DIRECTIONS
Pick out every line with the word "this" and copy it.

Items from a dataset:
********************
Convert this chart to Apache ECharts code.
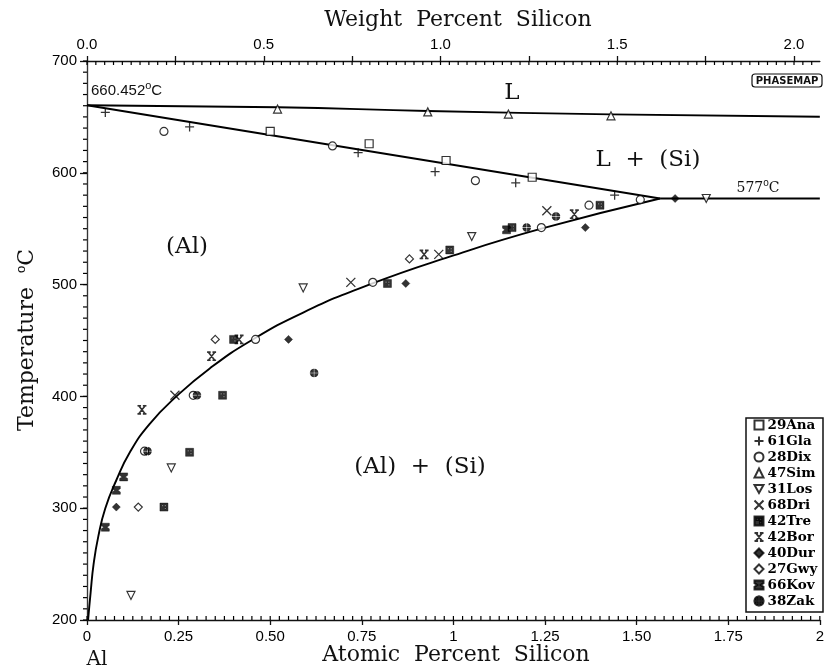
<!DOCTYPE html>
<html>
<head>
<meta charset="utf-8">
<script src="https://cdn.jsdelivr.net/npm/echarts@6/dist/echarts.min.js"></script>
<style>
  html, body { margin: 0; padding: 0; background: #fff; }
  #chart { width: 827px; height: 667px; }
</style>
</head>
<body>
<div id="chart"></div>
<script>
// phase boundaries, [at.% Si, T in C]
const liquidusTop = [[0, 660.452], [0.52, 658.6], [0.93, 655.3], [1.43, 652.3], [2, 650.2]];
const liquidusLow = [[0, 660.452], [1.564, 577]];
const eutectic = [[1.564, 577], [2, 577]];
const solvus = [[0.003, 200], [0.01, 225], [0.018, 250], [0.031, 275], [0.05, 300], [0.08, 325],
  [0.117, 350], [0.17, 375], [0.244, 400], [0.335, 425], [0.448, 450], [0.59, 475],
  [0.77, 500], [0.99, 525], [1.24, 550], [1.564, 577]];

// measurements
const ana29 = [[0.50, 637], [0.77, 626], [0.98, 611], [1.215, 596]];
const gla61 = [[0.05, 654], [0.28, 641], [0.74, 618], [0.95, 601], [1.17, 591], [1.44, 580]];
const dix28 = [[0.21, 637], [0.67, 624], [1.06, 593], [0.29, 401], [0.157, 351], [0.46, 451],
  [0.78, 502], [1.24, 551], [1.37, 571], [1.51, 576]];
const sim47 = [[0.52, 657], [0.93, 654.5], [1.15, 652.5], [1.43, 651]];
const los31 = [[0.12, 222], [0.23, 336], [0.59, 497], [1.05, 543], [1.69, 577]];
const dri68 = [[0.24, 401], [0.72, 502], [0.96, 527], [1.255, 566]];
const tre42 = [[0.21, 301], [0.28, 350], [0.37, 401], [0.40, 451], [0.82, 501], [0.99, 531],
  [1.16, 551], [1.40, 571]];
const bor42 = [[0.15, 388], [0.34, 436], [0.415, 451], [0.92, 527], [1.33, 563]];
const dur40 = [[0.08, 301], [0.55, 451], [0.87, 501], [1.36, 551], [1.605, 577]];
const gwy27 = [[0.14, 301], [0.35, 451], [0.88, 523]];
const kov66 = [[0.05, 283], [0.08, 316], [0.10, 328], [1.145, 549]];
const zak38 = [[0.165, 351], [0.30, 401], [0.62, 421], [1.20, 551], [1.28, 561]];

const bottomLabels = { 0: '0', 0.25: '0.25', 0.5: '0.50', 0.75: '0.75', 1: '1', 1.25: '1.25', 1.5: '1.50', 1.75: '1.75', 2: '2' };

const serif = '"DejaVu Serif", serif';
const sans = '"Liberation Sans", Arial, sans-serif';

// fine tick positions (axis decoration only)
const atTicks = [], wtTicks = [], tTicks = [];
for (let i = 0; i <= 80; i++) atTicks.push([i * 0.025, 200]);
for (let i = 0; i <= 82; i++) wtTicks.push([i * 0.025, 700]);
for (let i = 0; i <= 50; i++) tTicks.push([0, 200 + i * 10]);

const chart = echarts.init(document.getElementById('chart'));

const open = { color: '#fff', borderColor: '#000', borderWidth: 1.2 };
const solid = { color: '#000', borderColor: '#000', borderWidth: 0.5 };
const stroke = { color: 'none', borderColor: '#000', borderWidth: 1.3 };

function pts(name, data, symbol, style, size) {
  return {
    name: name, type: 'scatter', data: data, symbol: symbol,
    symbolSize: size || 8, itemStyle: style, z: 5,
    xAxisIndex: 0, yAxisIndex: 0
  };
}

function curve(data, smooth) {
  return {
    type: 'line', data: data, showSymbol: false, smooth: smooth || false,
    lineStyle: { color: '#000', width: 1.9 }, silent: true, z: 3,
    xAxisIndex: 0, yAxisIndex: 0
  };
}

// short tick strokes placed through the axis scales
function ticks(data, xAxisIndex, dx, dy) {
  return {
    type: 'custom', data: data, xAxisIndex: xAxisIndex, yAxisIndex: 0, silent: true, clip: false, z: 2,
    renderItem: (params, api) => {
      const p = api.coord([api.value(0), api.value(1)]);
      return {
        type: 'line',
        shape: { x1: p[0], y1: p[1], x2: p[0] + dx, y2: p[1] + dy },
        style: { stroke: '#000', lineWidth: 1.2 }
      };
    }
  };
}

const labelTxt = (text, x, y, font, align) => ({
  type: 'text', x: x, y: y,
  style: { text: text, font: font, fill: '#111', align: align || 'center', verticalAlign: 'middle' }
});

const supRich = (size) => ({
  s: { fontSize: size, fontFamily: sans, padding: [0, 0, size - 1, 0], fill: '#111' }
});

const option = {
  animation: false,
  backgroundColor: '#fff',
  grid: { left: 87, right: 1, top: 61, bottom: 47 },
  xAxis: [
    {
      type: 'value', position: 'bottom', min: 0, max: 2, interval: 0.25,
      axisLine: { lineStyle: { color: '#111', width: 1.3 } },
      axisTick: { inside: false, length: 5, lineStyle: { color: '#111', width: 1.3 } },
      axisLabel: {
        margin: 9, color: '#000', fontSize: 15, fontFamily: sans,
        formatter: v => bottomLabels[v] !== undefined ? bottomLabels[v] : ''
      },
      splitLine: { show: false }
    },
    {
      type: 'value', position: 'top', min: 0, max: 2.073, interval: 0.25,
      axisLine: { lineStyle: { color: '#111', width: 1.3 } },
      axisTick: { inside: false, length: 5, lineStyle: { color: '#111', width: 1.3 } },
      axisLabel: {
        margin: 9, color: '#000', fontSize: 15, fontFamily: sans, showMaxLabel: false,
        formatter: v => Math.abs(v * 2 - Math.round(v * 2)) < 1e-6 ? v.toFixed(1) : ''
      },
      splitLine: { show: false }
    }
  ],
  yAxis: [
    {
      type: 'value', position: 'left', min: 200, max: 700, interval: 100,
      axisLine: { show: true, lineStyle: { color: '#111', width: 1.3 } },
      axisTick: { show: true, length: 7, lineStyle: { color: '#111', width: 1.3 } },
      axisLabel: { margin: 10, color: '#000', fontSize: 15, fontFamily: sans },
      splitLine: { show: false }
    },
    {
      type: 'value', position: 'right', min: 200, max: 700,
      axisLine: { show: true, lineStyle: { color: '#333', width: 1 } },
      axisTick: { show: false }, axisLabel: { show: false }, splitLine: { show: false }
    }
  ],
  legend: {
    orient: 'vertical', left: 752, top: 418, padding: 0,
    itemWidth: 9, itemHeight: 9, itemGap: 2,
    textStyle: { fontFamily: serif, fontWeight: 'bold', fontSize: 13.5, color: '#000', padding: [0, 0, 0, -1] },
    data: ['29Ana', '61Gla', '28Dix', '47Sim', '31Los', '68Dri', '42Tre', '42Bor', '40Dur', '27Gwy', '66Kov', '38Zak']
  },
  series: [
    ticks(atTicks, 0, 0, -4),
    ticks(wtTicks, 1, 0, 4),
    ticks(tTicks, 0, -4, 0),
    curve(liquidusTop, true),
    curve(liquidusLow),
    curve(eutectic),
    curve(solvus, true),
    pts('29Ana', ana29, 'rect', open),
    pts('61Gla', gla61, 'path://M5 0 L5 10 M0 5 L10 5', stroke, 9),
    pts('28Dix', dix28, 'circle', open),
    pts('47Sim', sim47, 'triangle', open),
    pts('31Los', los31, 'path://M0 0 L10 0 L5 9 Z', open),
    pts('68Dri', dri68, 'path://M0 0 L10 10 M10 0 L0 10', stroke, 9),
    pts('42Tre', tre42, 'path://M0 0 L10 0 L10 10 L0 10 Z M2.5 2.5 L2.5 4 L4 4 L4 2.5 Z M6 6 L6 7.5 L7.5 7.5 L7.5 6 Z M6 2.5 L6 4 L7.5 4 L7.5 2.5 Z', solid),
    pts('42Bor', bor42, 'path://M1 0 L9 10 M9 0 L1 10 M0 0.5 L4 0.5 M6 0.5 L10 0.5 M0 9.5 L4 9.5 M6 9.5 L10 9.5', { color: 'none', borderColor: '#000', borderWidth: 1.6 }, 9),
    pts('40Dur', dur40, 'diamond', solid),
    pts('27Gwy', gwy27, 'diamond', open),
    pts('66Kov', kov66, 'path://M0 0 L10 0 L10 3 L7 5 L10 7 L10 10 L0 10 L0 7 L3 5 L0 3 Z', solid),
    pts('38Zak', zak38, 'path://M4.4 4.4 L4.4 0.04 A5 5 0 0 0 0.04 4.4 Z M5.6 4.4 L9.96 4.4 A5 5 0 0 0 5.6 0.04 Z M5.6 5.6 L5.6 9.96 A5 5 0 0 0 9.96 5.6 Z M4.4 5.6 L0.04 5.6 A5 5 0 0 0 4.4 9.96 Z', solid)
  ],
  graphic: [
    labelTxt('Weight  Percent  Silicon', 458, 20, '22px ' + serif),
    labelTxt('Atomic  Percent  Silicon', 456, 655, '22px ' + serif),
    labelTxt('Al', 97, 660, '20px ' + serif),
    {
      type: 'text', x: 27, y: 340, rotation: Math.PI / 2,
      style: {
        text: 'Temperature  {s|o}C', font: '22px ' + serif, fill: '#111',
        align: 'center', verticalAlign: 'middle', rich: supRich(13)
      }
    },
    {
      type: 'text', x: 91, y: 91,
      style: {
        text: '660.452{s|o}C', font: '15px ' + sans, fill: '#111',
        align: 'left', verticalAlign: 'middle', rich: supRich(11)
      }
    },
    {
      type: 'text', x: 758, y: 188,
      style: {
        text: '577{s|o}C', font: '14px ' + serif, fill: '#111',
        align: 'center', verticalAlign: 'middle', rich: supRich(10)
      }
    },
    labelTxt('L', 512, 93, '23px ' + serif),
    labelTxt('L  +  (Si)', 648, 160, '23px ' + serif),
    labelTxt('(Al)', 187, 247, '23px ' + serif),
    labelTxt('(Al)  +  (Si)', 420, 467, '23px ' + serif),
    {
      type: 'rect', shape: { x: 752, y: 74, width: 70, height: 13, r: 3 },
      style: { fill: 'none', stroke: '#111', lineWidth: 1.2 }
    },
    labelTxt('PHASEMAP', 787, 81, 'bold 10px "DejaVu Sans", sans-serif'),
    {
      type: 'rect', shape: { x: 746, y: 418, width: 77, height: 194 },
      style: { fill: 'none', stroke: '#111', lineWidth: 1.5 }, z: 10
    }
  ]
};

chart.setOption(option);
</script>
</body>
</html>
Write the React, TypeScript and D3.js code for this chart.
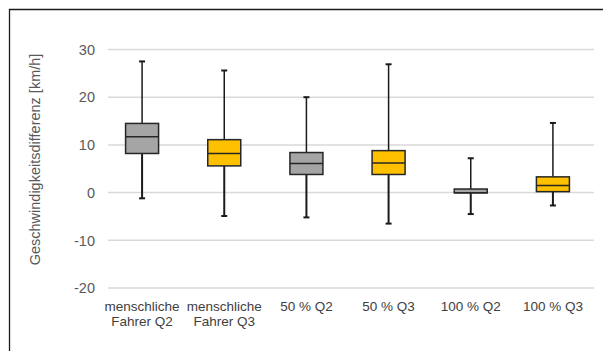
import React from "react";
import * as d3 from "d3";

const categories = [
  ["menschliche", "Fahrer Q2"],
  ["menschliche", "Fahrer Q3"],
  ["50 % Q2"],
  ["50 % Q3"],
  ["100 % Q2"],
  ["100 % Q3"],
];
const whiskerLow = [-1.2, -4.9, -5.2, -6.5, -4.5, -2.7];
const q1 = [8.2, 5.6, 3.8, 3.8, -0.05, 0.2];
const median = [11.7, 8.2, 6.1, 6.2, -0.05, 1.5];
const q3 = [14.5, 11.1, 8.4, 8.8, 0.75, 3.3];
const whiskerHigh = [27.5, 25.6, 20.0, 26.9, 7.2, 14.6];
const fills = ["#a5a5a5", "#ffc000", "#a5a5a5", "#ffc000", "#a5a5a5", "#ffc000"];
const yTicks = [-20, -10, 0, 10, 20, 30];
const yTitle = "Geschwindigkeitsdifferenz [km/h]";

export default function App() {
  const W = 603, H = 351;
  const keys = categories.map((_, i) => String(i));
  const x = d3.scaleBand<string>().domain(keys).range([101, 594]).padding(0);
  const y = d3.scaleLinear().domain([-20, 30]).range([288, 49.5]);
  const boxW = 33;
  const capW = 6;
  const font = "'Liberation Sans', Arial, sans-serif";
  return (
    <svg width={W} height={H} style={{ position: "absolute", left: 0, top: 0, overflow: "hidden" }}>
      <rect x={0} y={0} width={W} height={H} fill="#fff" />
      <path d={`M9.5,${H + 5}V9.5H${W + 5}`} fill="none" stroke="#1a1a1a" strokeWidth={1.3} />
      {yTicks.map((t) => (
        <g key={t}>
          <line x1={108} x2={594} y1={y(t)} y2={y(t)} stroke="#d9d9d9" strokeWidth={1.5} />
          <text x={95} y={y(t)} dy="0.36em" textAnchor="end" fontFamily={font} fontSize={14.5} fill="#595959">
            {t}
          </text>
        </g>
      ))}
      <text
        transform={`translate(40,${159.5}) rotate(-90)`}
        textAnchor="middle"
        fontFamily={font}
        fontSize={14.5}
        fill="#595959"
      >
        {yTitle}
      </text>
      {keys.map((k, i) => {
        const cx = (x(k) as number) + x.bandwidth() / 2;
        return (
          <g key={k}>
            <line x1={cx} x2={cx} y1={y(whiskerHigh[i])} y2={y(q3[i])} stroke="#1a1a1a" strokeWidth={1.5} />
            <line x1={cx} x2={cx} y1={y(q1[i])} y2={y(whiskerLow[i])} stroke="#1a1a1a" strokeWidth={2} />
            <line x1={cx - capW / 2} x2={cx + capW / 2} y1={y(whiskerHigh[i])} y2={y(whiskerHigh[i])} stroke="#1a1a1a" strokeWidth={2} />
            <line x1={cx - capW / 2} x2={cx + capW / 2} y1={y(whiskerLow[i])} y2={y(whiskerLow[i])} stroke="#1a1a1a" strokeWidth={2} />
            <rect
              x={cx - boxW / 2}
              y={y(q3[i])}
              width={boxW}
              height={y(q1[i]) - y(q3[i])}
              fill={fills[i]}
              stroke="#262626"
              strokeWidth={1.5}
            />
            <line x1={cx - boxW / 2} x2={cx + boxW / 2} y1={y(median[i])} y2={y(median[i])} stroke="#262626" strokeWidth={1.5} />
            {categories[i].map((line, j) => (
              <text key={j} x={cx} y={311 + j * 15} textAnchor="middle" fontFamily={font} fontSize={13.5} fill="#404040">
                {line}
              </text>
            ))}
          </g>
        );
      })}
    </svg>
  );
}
********************
TASK OUTPUT
Convert this chart to Apache ECharts code.
Write the React, TypeScript and D3.js code for this chart.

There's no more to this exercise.